Dass ich die siebzig deutlich überschritten habe, sieht man mir an. Trotzdem kommt es regelmäßig vor, dass junge bis mittelalte Leute, die mir auf dem Bürgersteig entgegenkommen, es als ganz selbstverständlich ansehen, dass ich ihnen ausweiche. Wenn nicht, kommt es zu Rempeleien, die einmal sogar zu einem wütenden Ausruf („Hey, pass doch auf, Alter!“) führten. Machen andere Menschen ähnliche Erfahrungen?

Hans, angerempelt

Leider ist das Klima in einer Großstadt tendenziell immer rauer als anderswo, weil sich viele Menschen wenig Platz teilen müssen. Umso wichtiger wäre es, Rücksicht zu nehmen, besonders auf ältere Leute. Auf dem Gehweg ist der Radler, auch wenn er keine Beleuchtung und die Ohren dazu gut verstöpselt hat, nun mal der Stärkere. Wer da pädagogisch wirken will, erntet in aller Regel Feindseligkeit, Spott oder Häme. Ich hoffe heimlich immer, dass eine kritische Bemerkung dem Radfahrer doch zu denken gibt, er es sich in dem Moment nur nicht anmerken lassen will. Deshalb würde ich auch immer dazu raten, andere aufmerksam zu machen, wenn sie sich danebenbenehmen. Man muss nur aufpassen, dass die Situation nicht zu aggressiv und damit gefährlich wird. Was das Rempeln betrifft, frage ich mich manchmal, ob man einfach zurückrempeln sollte.

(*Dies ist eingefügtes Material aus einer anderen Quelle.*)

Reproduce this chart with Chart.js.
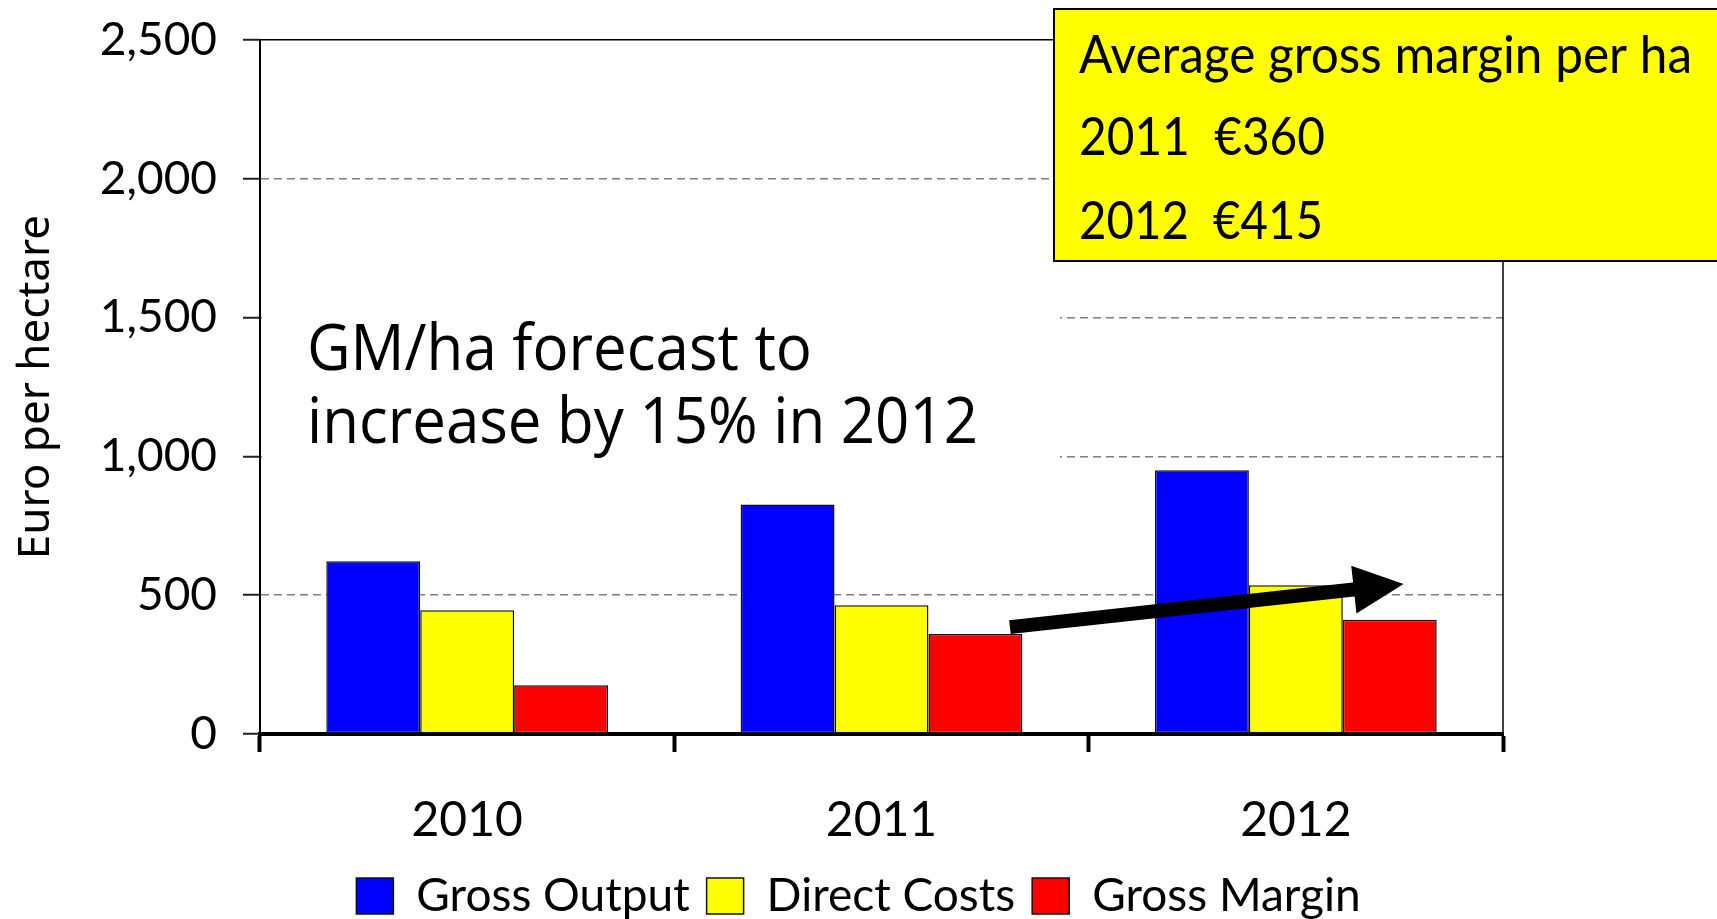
<!DOCTYPE html>
<html>
<head>
<meta charset="utf-8">
<script src="https://cdn.jsdelivr.net/npm/chart.js@4/dist/chart.umd.min.js"></script>
<style>
  html, body { margin: 0; padding: 0; background: #fff; }
  #wrap { width: 1717px; height: 919px; }
</style>
</head>
<body>
<div id="wrap"><canvas id="chart"></canvas></div>
<script>
const categories = ['2010', '2011', '2012'];
const grossOutput = [622, 827, 950];
const directCosts = [446, 464, 536];
const grossMargin = [176, 360, 412];
const yTicks = [0, 500, 1000, 1500, 2000, 2500];
const boxLines = ['Average gross margin per ha', '2011  €360', '2012  €415'];
const noteLines = ['GM/ha forecast to', 'increase by 15% in 2012'];
// arrow ends: [category index, value]
const arrowFrom = [1.31, 385];
const arrowTo = [2.26, 540];

const gill = 'Lato, "Gill Sans", sans-serif';

const extras = {
  id: 'extras',
  beforeDatasetsDraw(chart) {
    const { ctx, chartArea: a } = chart;
    ctx.save();
    // white backing of the note hides the grid lines
    ctx.fillStyle = '#fff';
    ctx.fillRect(a.left + 2, 284, 1060 - a.left - 2, 186);
    ctx.fillStyle = '#000';
    ctx.font = '64px "Open Sans", sans-serif';
    ctx.textBaseline = 'alphabetic';
    const s = 671 / ctx.measureText(noteLines[1]).width;
    ctx.translate(307, 0);
    ctx.scale(s, 1);
    ctx.fillText(noteLines[0], 0, 370);
    ctx.fillText(noteLines[1], 0, 443);
    ctx.restore();
  },
  afterDatasetsDraw(chart) {
    const { ctx, chartArea: a, scales } = chart;
    ctx.save();
    // right frame line
    ctx.strokeStyle = '#000';
    ctx.lineWidth = 1.5;
    ctx.beginPath();
    ctx.moveTo(a.right, a.top);
    ctx.lineTo(a.right, a.bottom);
    ctx.stroke();

    // arrow
    const x1 = scales.x.getPixelForValue(arrowFrom[0]);
    const y1 = scales.y.getPixelForValue(arrowFrom[1]);
    const x2 = scales.x.getPixelForValue(arrowTo[0]);
    const y2 = scales.y.getPixelForValue(arrowTo[1]);
    const ang = Math.atan2(y2 - y1, x2 - x1);
    const len = Math.hypot(x2 - x1, y2 - y1);
    ctx.translate(x1, y1);
    ctx.rotate(ang);
    ctx.fillStyle = '#000';
    const headL = 50, headW = 24, shaft = 7;
    ctx.fillRect(0, -shaft, len - headL + 2, shaft * 2);
    ctx.beginPath();
    ctx.moveTo(len, 0);
    ctx.lineTo(len - headL, -headW);
    ctx.lineTo(len - headL, headW);
    ctx.closePath();
    ctx.fill();
    ctx.restore();
  },
  afterDraw(chart) {
    const { ctx } = chart;
    ctx.save();
    ctx.fillStyle = '#ffff00';
    ctx.strokeStyle = '#000';
    ctx.lineWidth = 2;
    ctx.fillRect(1054, 9, 700, 252);
    ctx.strokeRect(1054, 9, 700, 252);
    ctx.fillStyle = '#000';
    ctx.font = '53px ' + gill;
    ctx.textBaseline = 'alphabetic';
    ctx.fillText(boxLines[0], 1079, 73, 613);
    ctx.fillText(boxLines[1], 1079, 155, 246);
    ctx.fillText(boxLines[2], 1079, 239, 244);
    ctx.restore();
  }
};

const isTop = c => c.tick && c.tick.value === 2500;

new Chart(document.getElementById('chart'), {
  type: 'bar',
  data: {
    labels: categories,
    datasets: [
      { label: 'Gross Output', data: grossOutput, backgroundColor: '#0000ff' },
      { label: 'Direct Costs', data: directCosts, backgroundColor: '#ffff00' },
      { label: 'Gross Margin', data: grossMargin, backgroundColor: '#ff0000' }
    ]
  },
  options: {
    responsive: true,
    maintainAspectRatio: false,
    animation: false,
    events: [],
    layout: { padding: { top: 40, right: 0, left: 0, bottom: -10 } },
    datasets: {
      bar: {
        categoryPercentage: 0.68,
        barPercentage: 1,
        borderColor: '#111',
        borderWidth: 1.5,
        borderSkipped: false
      }
    },
    plugins: {
      legend: {
        position: 'bottom',
        labels: {
          font: { family: gill, size: 46 },
          color: '#000',
          boxWidth: 37,
          boxHeight: 36,
          padding: 17
        }
      },
      tooltip: { enabled: false }
    },
    scales: {
      x: {
        grid: {
          drawOnChartArea: false,
          tickLength: 18,
          tickWidth: 4,
          tickColor: '#000'
        },
        border: { display: true, color: '#000', width: 4 },
        ticks: {
          color: '#000',
          font: { family: gill, size: 48 },
          padding: 40
        },
        afterFit(scale) { scale.height = 122; }
      },
      y: {
        min: 0,
        max: 2500,
        afterBuildTicks(scale) { scale.ticks = yTicks.map(v => ({ value: v })); },
        grid: {
          color: c => isTop(c) ? '#000' : (c.tick && c.tick.value === 0 ? 'rgba(0,0,0,0)' : '#7f7f7f'),
          lineWidth: 1.5,
          tickLength: 17,
          tickColor: '#222',
          tickWidth: 2,
          tickBorderDash: []
        },
        border: {
          display: true,
          color: '#000',
          width: 2,
          dash: c => (!c.tick || isTop(c)) ? [] : [8, 5]
        },
        ticks: {
          color: '#000',
          font: { family: gill, size: 46, lineHeight: 0.5 },
          padding: 26,
          callback: v => v.toLocaleString('en-US')
        },
        title: {
          display: true,
          text: 'Euro per hectare',
          color: '#000',
          font: { family: '"Noto Sans", sans-serif', size: 44 },
          padding: { top: 10, bottom: 0 }
        },
        afterFit(scale) { scale.width = 260; }
      },
      // empty right-hand spacer so the legend stays centred on the canvas
      spacer: {
        type: 'linear',
        position: 'right',
        display: true,
        grid: { display: false },
        border: { display: false },
        ticks: { display: false },
        afterFit(scale) { scale.width = 214; }
      }
    }
  },
  plugins: [extras]
});
</script>
</body>
</html>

Wenn an der Ampel eine Schulklasse die ganze Breite des Überwegs in Anspruch nimmt, bleibt den entgegenkommenden Passanten ja gar nichts anderes übrig, als sich durchzuquetschen und dabei Körperkontakt in Kauf zu nehmen. Warum die Lehrer nicht mal darauf kommen, ihre Schüler mit einem entsprechenden Hinweis zu weniger raumgreifendem Verhalten zu verführen, ist schwer verständlich. Der Mensch lebt nicht von Mathematik allein. Soziale Fähigkeiten können einen im Leben mitunter auch weiterbringen.